For no other reason than to establish The Theme, Samantha Morton asks her mute, wheelchair-bound mother mid-film whether it’s better to have something than nothing, when you know you’ll never have everything. To find out, Expired hews to Sundance’s never-good-to-begin-with storytelling template: take one quirky outsider (the wackier her socks, the better), fill out her life with eccentric friends and family (don’t forget the kooky neighbor!) and have her narrate the idiosyncrasies of her experience.
Here, Morton plays the outsider, a gentle, mousy meter maid who, over a shared taste for plain M&Ms (a darker take on Juno’s orange tic-tacs), meets-cute her temperamental opposite: the pitiless Jason Patric, a failed astrophysicist (huh?) and fellow traffic cop, sporting a Super Troopers mustache-and-mirrored-glasses combo to prove it. Wondering if their romance could work, Morton lies in bed, staring wistfully into space. Miniucchi cues the Meaningful Music. It’s that kind of movie.

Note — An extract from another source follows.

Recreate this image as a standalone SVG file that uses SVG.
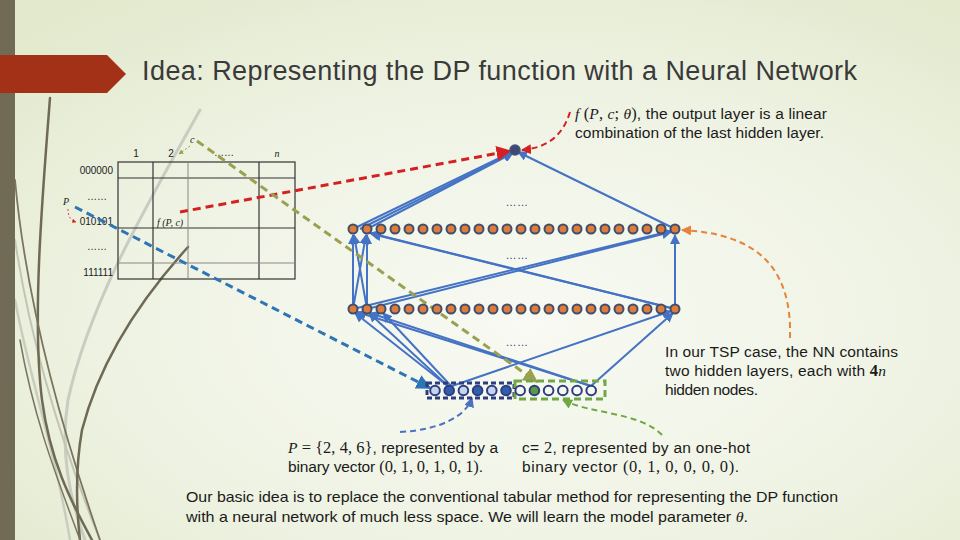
<svg xmlns="http://www.w3.org/2000/svg" width="960" height="540" viewBox="0 0 960 540">
<defs>
<radialGradient id="bg" cx="0.55" cy="0.6" r="0.75">
<stop offset="0" stop-color="#f8faf3"/>
<stop offset="0.6" stop-color="#eef2e2"/>
<stop offset="1" stop-color="#e2e9cc"/>
</radialGradient>
<marker id="ab" viewBox="0 0 10 10" refX="9" refY="5" markerWidth="5" markerHeight="5" orient="auto"><path d="M0,0 L10,5 L0,10 z" fill="#4472c4"/></marker>
<marker id="ar" viewBox="0 0 10 10" refX="9" refY="5" markerWidth="5" markerHeight="5" orient="auto"><path d="M0,0 L10,5 L0,10 z" fill="#d42020"/></marker>
<marker id="ao" viewBox="0 0 10 10" refX="9" refY="5" markerWidth="5" markerHeight="5" orient="auto"><path d="M0,0 L10,5 L0,10 z" fill="#e8823a"/></marker>
<marker id="ag" viewBox="0 0 10 10" refX="9" refY="5" markerWidth="5" markerHeight="5" orient="auto"><path d="M0,0 L10,5 L0,10 z" fill="#9aa050"/></marker>
<marker id="agr" viewBox="0 0 10 10" refX="9" refY="5" markerWidth="5" markerHeight="5" orient="auto"><path d="M0,0 L10,5 L0,10 z" fill="#70a844"/></marker>
<marker id="abl" viewBox="0 0 10 10" refX="9" refY="5" markerWidth="5" markerHeight="5" orient="auto"><path d="M0,0 L10,5 L0,10 z" fill="#2e75b6"/></marker>
<marker id="abl2" viewBox="0 0 10 10" refX="9" refY="5" markerWidth="5" markerHeight="5" orient="auto"><path d="M0,0 L10,5 L0,10 z" fill="#4a72c0"/></marker>
</defs>
<style>
.t{font-family:"Liberation Sans",Arial,sans-serif;fill:#1a1a1a}
.m{font-family:"Liberation Serif","Times New Roman",serif;font-style:italic}
.mr{font-family:"Liberation Serif","Times New Roman",serif;font-size:16.5px}
.tb{font-family:"Liberation Sans",Arial,sans-serif;font-size:10px;fill:#222}
.ti{font-family:"Liberation Serif","Times New Roman",serif;font-style:italic;font-size:10px;fill:#222}
.h{fill:#e07b39;stroke:#3f4f6e;stroke-width:2}
.c{stroke:#4472c4;stroke-width:2;fill:none;marker-end:url(#ab)}
.deco{fill:none;stroke-linecap:round}
.dots{font-family:"Liberation Sans",Arial,sans-serif;font-size:11px;fill:#2f3d80;letter-spacing:0.5px}
</style>
<rect width="960" height="540" fill="url(#bg)"/>
<!-- decorative curves -->
<g id="decor">
<path class="deco" d="M200,110 C150,200 90,300 68,400 C60,450 70,500 85,540" stroke="#c9ccc0" stroke-width="3"/>
<path class="deco" d="M15,300 C30,380 55,450 70,540" stroke="#c9ccc0" stroke-width="2.5"/>
<path class="deco" d="M15,240 C30,340 60,440 100,540" stroke="#c2c5b6" stroke-width="2"/>
<path class="deco" d="M50,98 C42,200 32,320 42,400 C50,460 70,500 92,540" stroke="#6f6a55" stroke-width="2.5"/>
<path class="deco" d="M15,180 C25,290 55,410 100,540" stroke="#7a7560" stroke-width="1.8"/>
<path class="deco" d="M188,247 C140,300 100,360 82,430 C75,470 76,505 80,540" stroke="#6f6a55" stroke-width="2.5"/>
<path class="deco" d="M20,340 C35,425 60,485 80,540" stroke="#7a7560" stroke-width="1.5"/>
</g>
<rect x="0" y="0" width="15" height="540" fill="#716a55"/>
<path d="M0,55 L107,55 L126,74 L107,93 L0,93 z" fill="#a33118"/>
<text class="t" x="142" y="80" font-size="27" textLength="715" lengthAdjust="spacing" style="fill:#3a3a3a">Idea: Representing the DP function with a Neural Network</text>
<!-- table -->
<g id="table">
<g stroke="#333" stroke-width="1.2" fill="none">
<rect x="118" y="162" width="177" height="117"/>
<line x1="118" y1="178" x2="295" y2="178"/>
<line x1="118" y1="228" x2="295" y2="228"/>
<line x1="153" y1="162" x2="153" y2="279"/>
<line x1="259" y1="162" x2="259" y2="279"/>
</g>
<g stroke="#888" stroke-width="1" fill="none">
<line x1="188" y1="162" x2="188" y2="279"/>
<line x1="118" y1="263" x2="295" y2="263"/>
</g>
<text class="tb" x="113" y="174" text-anchor="end">000000</text>
<text class="tb" x="107" y="200" text-anchor="end">……</text>
<text class="tb" x="113" y="225" text-anchor="end">010101</text>
<text class="tb" x="107" y="250" text-anchor="end">……</text>
<text class="tb" x="113" y="276" text-anchor="end">111111</text>
<text class="tb" x="136" y="157" text-anchor="middle">1</text>
<text class="tb" x="171" y="157" text-anchor="middle">2</text>
<text class="tb" x="224" y="156" text-anchor="middle">……</text>
<text class="ti" x="277" y="157" text-anchor="middle">n</text>
<text class="ti" x="190" y="143">c</text>
<text class="ti" x="63" y="205">P</text>
<text class="ti" x="157" y="226">f (P, c)</text>
<path d="M190,146 L179,154" stroke="#9aa050" stroke-width="1" stroke-dasharray="2 2" fill="none" marker-end="url(#ag)"/>
<path d="M68,209 C68,216 70,220 76,222" stroke="#d42020" stroke-width="0.8" stroke-dasharray="2 2" fill="none" marker-end="url(#ar)"/>
</g>
<!-- connectors -->
<g id="connectors">
<line class="c" x1="353" y1="229" x2="512" y2="152"/>
<line class="c" x1="367" y1="229" x2="513" y2="153"/>
<line class="c" x1="360" y1="229" x2="512" y2="153"/>
<line class="c" x1="675" y1="229" x2="518" y2="152"/>
<line class="c" x1="353" y1="309" x2="353" y2="235"/>
<line class="c" x1="367" y1="309" x2="367" y2="235"/>
<line class="c" x1="353" y1="309" x2="366" y2="235"/>
<line class="c" x1="367" y1="309" x2="354" y2="235"/>
<line class="c" x1="353" y1="309" x2="671" y2="231"/>
<line class="c" x1="367" y1="309" x2="671" y2="232"/>
<line class="c" x1="675" y1="309" x2="370" y2="233"/>
<line class="c" x1="675" y1="309" x2="372" y2="234"/>
<line class="c" x1="675" y1="309" x2="675" y2="235"/>
<line class="c" x1="449" y1="387" x2="355" y2="313"/>
<line class="c" x1="449" y1="387" x2="369" y2="313"/>
<line class="c" x1="452" y1="387" x2="383" y2="313"/>
<line class="c" x1="449" y1="387" x2="671" y2="311"/>
<line class="c" x1="591" y1="386" x2="357" y2="312"/>
<line class="c" x1="591" y1="386" x2="370" y2="313"/>
<line class="c" x1="591" y1="386" x2="673" y2="313"/>
<line x1="180" y1="212" x2="510" y2="151" stroke="#d42020" stroke-width="3" stroke-dasharray="8 5" marker-end="url(#ar)"/>
<path d="M570,112 C562,138 545,148 522,150" stroke="#d42020" stroke-width="2" stroke-dasharray="6 4" fill="none" marker-end="url(#ar)"/>
<path d="M790,338 C792,270 760,234 682,230" stroke="#e8823a" stroke-width="2" stroke-dasharray="6 4" fill="none" marker-end="url(#ao)"/>
<line x1="197" y1="141" x2="537" y2="382" stroke="#9aa050" stroke-width="3" stroke-dasharray="8 5" marker-end="url(#ag)"/>
<line x1="75" y1="207" x2="430" y2="388" stroke="#2e75b6" stroke-width="3" stroke-dasharray="8 5" marker-end="url(#abl)"/>
<path d="M400,432 C440,430 466,416 472,398" stroke="#4a72c0" stroke-width="2" stroke-dasharray="6 4" fill="none" marker-end="url(#abl2)"/>
<path d="M662,435 C640,412 590,414 563,400" stroke="#70a844" stroke-width="2" stroke-dasharray="6 4" fill="none" marker-end="url(#agr)"/>
</g>
<!-- network nodes -->
<g id="output"><circle cx="515" cy="150" r="5" fill="#3a4a7b" stroke="#44546a" stroke-width="1.5"/></g>
<g id="hidden1">
<circle class="h" cx="353" cy="229" r="4.5"/><circle class="h" cx="367" cy="229" r="4.5"/><circle class="h" cx="381" cy="229" r="4.5"/><circle class="h" cx="395" cy="229" r="4.5"/><circle class="h" cx="409" cy="229" r="4.5"/><circle class="h" cx="423" cy="229" r="4.5"/><circle class="h" cx="437" cy="229" r="4.5"/><circle class="h" cx="451" cy="229" r="4.5"/><circle class="h" cx="465" cy="229" r="4.5"/><circle class="h" cx="479" cy="229" r="4.5"/><circle class="h" cx="493" cy="229" r="4.5"/><circle class="h" cx="507" cy="229" r="4.5"/><circle class="h" cx="521" cy="229" r="4.5"/><circle class="h" cx="535" cy="229" r="4.5"/><circle class="h" cx="549" cy="229" r="4.5"/><circle class="h" cx="563" cy="229" r="4.5"/><circle class="h" cx="577" cy="229" r="4.5"/><circle class="h" cx="591" cy="229" r="4.5"/><circle class="h" cx="605" cy="229" r="4.5"/><circle class="h" cx="619" cy="229" r="4.5"/><circle class="h" cx="633" cy="229" r="4.5"/><circle class="h" cx="647" cy="229" r="4.5"/><circle class="h" cx="661" cy="229" r="4.5"/><circle class="h" cx="675" cy="229" r="4.5"/>
</g>
<g id="hidden2">
<circle class="h" cx="353" cy="309" r="4.5"/><circle class="h" cx="367" cy="309" r="4.5"/><circle class="h" cx="381" cy="309" r="4.5"/><circle class="h" cx="395" cy="309" r="4.5"/><circle class="h" cx="409" cy="309" r="4.5"/><circle class="h" cx="423" cy="309" r="4.5"/><circle class="h" cx="437" cy="309" r="4.5"/><circle class="h" cx="451" cy="309" r="4.5"/><circle class="h" cx="465" cy="309" r="4.5"/><circle class="h" cx="479" cy="309" r="4.5"/><circle class="h" cx="493" cy="309" r="4.5"/><circle class="h" cx="507" cy="309" r="4.5"/><circle class="h" cx="521" cy="309" r="4.5"/><circle class="h" cx="535" cy="309" r="4.5"/><circle class="h" cx="549" cy="309" r="4.5"/><circle class="h" cx="563" cy="309" r="4.5"/><circle class="h" cx="577" cy="309" r="4.5"/><circle class="h" cx="591" cy="309" r="4.5"/><circle class="h" cx="605" cy="309" r="4.5"/><circle class="h" cx="619" cy="309" r="4.5"/><circle class="h" cx="633" cy="309" r="4.5"/><circle class="h" cx="647" cy="309" r="4.5"/><circle class="h" cx="661" cy="309" r="4.5"/><circle class="h" cx="675" cy="309" r="4.5"/>
</g>
<text class="dots" x="517" y="206" text-anchor="middle">……</text>
<text class="dots" x="517" y="259" text-anchor="middle">……</text>
<text class="dots" x="517" y="346" text-anchor="middle">……</text>
<g id="inputP">
<rect x="427" y="383" width="87" height="15" fill="none" stroke="#2f3d80" stroke-width="3" stroke-dasharray="5 3"/>
<g stroke="#2f3d80" stroke-width="2">
<circle cx="435" cy="390.5" r="4.8" fill="#c5d5ee"/><circle cx="449.2" cy="390.5" r="4.8" fill="#2e5fac"/><circle cx="463.4" cy="390.5" r="4.8" fill="#c5d5ee"/><circle cx="477.6" cy="390.5" r="4.8" fill="#2e5fac"/><circle cx="491.8" cy="390.5" r="4.8" fill="#c5d5ee"/><circle cx="506" cy="390.5" r="4.8" fill="#2e5fac"/>
</g>
</g>
<g id="inputC">
<rect x="515" y="381" width="90" height="18" fill="none" stroke="#70a844" stroke-width="3" stroke-dasharray="7 4"/>
<g stroke="#2f3d80" stroke-width="2">
<circle cx="520.2" cy="390.5" r="4.8" fill="#f5f8f0"/><circle cx="534.4" cy="390.5" r="4.8" fill="#5a9a40"/><circle cx="548.6" cy="390.5" r="4.8" fill="#f5f8f0"/><circle cx="562.8" cy="390.5" r="4.8" fill="#f5f8f0"/><circle cx="577" cy="390.5" r="4.8" fill="#f5f8f0"/><circle cx="591.2" cy="390.5" r="4.8" fill="#f5f8f0"/>
</g>
</g>
<!-- texts -->
<g id="label-output" class="t" font-size="15.5">
<text x="575" y="119" textLength="252" lengthAdjust="spacing"><tspan class="m">f</tspan><tspan class="mr"> (</tspan><tspan class="m">P</tspan><tspan class="mr">, </tspan><tspan class="m">c</tspan><tspan class="mr">; </tspan><tspan class="m">θ</tspan><tspan class="mr">)</tspan>, the output layer is a linear</text>
<text x="575" y="138" textLength="249" lengthAdjust="spacing">combination of the last hidden layer.</text>
</g>
<g id="label-hidden" class="t" font-size="15.5">
<text x="665" y="357" textLength="233" lengthAdjust="spacing">In our TSP case, the NN contains</text>
<text x="665" y="376" textLength="221" lengthAdjust="spacing">two hidden layers, each with <tspan class="mr" font-weight="bold">4</tspan><tspan class="m">n</tspan></text>
<text x="665" y="395" textLength="93" lengthAdjust="spacing">hidden nodes.</text>
</g>
<g id="label-P" class="t" font-size="15.5">
<text x="288" y="453" textLength="210" lengthAdjust="spacing"><tspan class="m">P</tspan><tspan class="mr"> = {2, 4, 6}</tspan>, represented by a</text>
<text x="288" y="472" textLength="195" lengthAdjust="spacing">binary vector <tspan class="mr">(0, 1, 0, 1, 0, 1)</tspan>.</text>
</g>
<g id="label-c" class="t" font-size="15.5">
<text x="522" y="453" textLength="228" lengthAdjust="spacing">c= <tspan class="mr">2</tspan>, represented by an one-hot</text>
<text x="522" y="472" textLength="217" lengthAdjust="spacing">binary vector <tspan class="mr">(0, 1, 0, 0, 0, 0)</tspan>.</text>
</g>
<g id="caption" class="t" font-size="14.5">
<text x="186" y="502" textLength="652" lengthAdjust="spacingAndGlyphs">Our basic idea is to replace the conventional tabular method for representing the DP function</text>
<text x="186" y="522" textLength="562" lengthAdjust="spacingAndGlyphs">with a neural network of much less space. We will learn the model parameter <tspan class="m">θ</tspan>.</text>
</g>
</svg>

At least the writer-director plays down most of the inherent cuteness, swapping it for relentless mean-spiritedness. Patric dominates the movie with a performance hilariously profane, boastful, hotheaded and nasty; Morton, an unpleasantly obsequious abuse-sponge, serves as his straight woman. The actors lend sincerity to otherwise broad archetypes and Zoran Popovic’s cinematography supplies stylistic dignity, but they still can’t save Expired from its deleterious Park City clichés. As it stumbles past several serviceable endings, the film flounders amid cruelly contrived conflict and, finally, phony, feel-good empowerment. Turns out, mercy me, that you can have everything, even when you’ve got nothing.